SUPPLIED DATA ->
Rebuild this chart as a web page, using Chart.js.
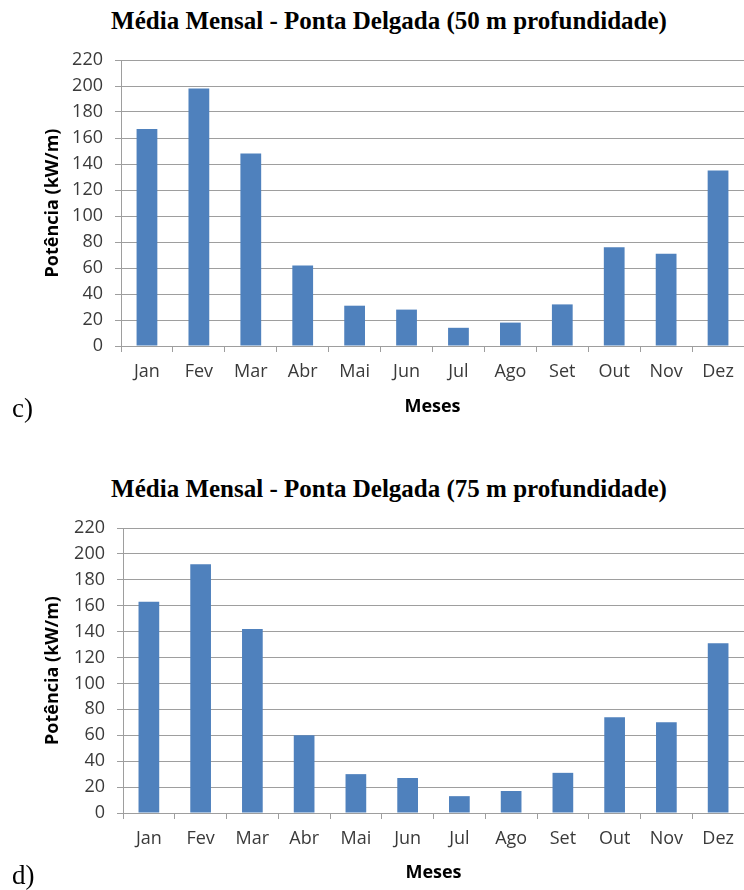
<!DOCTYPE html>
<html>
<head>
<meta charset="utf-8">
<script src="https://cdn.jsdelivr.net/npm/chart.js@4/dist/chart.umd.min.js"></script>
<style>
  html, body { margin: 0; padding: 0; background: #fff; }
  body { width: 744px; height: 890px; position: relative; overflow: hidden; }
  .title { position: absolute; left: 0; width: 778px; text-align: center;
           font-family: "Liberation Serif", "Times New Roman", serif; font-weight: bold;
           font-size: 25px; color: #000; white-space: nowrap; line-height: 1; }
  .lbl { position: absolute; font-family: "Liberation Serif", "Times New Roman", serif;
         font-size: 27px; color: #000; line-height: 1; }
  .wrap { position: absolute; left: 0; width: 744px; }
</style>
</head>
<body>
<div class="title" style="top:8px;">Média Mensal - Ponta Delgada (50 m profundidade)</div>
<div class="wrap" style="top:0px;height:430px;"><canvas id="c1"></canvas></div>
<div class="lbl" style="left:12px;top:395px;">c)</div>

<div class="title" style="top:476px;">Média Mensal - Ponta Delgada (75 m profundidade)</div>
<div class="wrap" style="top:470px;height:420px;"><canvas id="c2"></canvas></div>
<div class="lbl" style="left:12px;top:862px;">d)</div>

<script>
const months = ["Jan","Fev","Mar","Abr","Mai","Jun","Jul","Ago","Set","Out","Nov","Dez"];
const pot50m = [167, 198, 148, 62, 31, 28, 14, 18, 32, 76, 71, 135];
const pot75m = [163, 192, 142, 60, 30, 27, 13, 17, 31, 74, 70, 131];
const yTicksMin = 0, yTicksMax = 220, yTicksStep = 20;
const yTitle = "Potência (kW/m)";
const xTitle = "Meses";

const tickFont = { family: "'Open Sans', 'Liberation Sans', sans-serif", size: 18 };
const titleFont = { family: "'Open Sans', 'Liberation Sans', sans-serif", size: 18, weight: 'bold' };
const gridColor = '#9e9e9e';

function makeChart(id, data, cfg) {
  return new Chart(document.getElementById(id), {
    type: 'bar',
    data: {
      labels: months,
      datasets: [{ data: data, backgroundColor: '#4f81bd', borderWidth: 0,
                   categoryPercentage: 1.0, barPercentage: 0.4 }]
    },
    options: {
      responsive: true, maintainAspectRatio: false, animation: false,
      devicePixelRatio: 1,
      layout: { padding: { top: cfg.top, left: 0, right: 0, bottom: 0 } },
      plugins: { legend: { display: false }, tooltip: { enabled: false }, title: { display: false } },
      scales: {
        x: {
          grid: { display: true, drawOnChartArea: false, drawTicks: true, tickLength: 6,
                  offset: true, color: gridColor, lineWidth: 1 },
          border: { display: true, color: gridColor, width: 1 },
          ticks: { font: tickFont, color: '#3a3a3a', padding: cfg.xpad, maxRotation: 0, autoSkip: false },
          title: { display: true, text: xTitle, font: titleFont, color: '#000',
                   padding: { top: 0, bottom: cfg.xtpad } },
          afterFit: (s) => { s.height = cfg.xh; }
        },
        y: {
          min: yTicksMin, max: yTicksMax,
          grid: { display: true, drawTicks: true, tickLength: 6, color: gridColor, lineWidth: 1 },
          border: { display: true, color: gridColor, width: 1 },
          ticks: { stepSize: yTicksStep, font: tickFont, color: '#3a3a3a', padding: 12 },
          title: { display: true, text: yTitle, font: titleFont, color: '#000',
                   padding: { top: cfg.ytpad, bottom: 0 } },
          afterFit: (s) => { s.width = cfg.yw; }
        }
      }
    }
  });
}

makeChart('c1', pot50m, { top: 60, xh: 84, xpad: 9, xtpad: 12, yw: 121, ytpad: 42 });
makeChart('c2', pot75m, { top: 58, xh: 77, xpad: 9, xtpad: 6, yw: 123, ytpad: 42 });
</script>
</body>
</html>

WRITTEN REQUEST -> Retype everything in the material word for word, minus pictures.

OUTPUT OF THE EXERCISE ->
Rebuild this chart as a web page, using Chart.js.
<!DOCTYPE html>
<html>
<head>
<meta charset="utf-8">
<script src="https://cdn.jsdelivr.net/npm/chart.js@4/dist/chart.umd.min.js"></script>
<style>
  html, body { margin: 0; padding: 0; background: #fff; }
  body { width: 744px; height: 890px; position: relative; overflow: hidden; }
  .title { position: absolute; left: 0; width: 778px; text-align: center;
           font-family: "Liberation Serif", "Times New Roman", serif; font-weight: bold;
           font-size: 25px; color: #000; white-space: nowrap; line-height: 1; }
  .lbl { position: absolute; font-family: "Liberation Serif", "Times New Roman", serif;
         font-size: 27px; color: #000; line-height: 1; }
  .wrap { position: absolute; left: 0; width: 744px; }
</style>
</head>
<body>
<div class="title" style="top:8px;">Média Mensal - Ponta Delgada (50 m profundidade)</div>
<div class="wrap" style="top:0px;height:430px;"><canvas id="c1"></canvas></div>
<div class="lbl" style="left:12px;top:395px;">c)</div>

<div class="title" style="top:476px;">Média Mensal - Ponta Delgada (75 m profundidade)</div>
<div class="wrap" style="top:470px;height:420px;"><canvas id="c2"></canvas></div>
<div class="lbl" style="left:12px;top:862px;">d)</div>

<script>
const months = ["Jan","Fev","Mar","Abr","Mai","Jun","Jul","Ago","Set","Out","Nov","Dez"];
const pot50m = [167, 198, 148, 62, 31, 28, 14, 18, 32, 76, 71, 135];
const pot75m = [163, 192, 142, 60, 30, 27, 13, 17, 31, 74, 70, 131];
const yTicksMin = 0, yTicksMax = 220, yTicksStep = 20;
const yTitle = "Potência (kW/m)";
const xTitle = "Meses";

const tickFont = { family: "'Open Sans', 'Liberation Sans', sans-serif", size: 18 };
const titleFont = { family: "'Open Sans', 'Liberation Sans', sans-serif", size: 18, weight: 'bold' };
const gridColor = '#9e9e9e';

function makeChart(id, data, cfg) {
  return new Chart(document.getElementById(id), {
    type: 'bar',
    data: {
      labels: months,
      datasets: [{ data: data, backgroundColor: '#4f81bd', borderWidth: 0,
                   categoryPercentage: 1.0, barPercentage: 0.4 }]
    },
    options: {
      responsive: true, maintainAspectRatio: false, animation: false,
      devicePixelRatio: 1,
      layout: { padding: { top: cfg.top, left: 0, right: 0, bottom: 0 } },
      plugins: { legend: { display: false }, tooltip: { enabled: false }, title: { display: false } },
      scales: {
        x: {
          grid: { display: true, drawOnChartArea: false, drawTicks: true, tickLength: 6,
                  offset: true, color: gridColor, lineWidth: 1 },
          border: { display: true, color: gridColor, width: 1 },
          ticks: { font: tickFont, color: '#3a3a3a', padding: cfg.xpad, maxRotation: 0, autoSkip: false },
          title: { display: true, text: xTitle, font: titleFont, color: '#000',
                   padding: { top: 0, bottom: cfg.xtpad } },
          afterFit: (s) => { s.height = cfg.xh; }
        },
        y: {
          min: yTicksMin, max: yTicksMax,
          grid: { display: true, drawTicks: true, tickLength: 6, color: gridColor, lineWidth: 1 },
          border: { display: true, color: gridColor, width: 1 },
          ticks: { stepSize: yTicksStep, font: tickFont, color: '#3a3a3a', padding: 12 },
          title: { display: true, text: yTitle, font: titleFont, color: '#000',
                   padding: { top: cfg.ytpad, bottom: 0 } },
          afterFit: (s) => { s.width = cfg.yw; }
        }
      }
    }
  });
}

makeChart('c1', pot50m, { top: 60, xh: 84, xpad: 9, xtpad: 12, yw: 121, ytpad: 42 });
makeChart('c2', pot75m, { top: 58, xh: 77, xpad: 9, xtpad: 6, yw: 123, ytpad: 42 });
</script>
</body>
</html>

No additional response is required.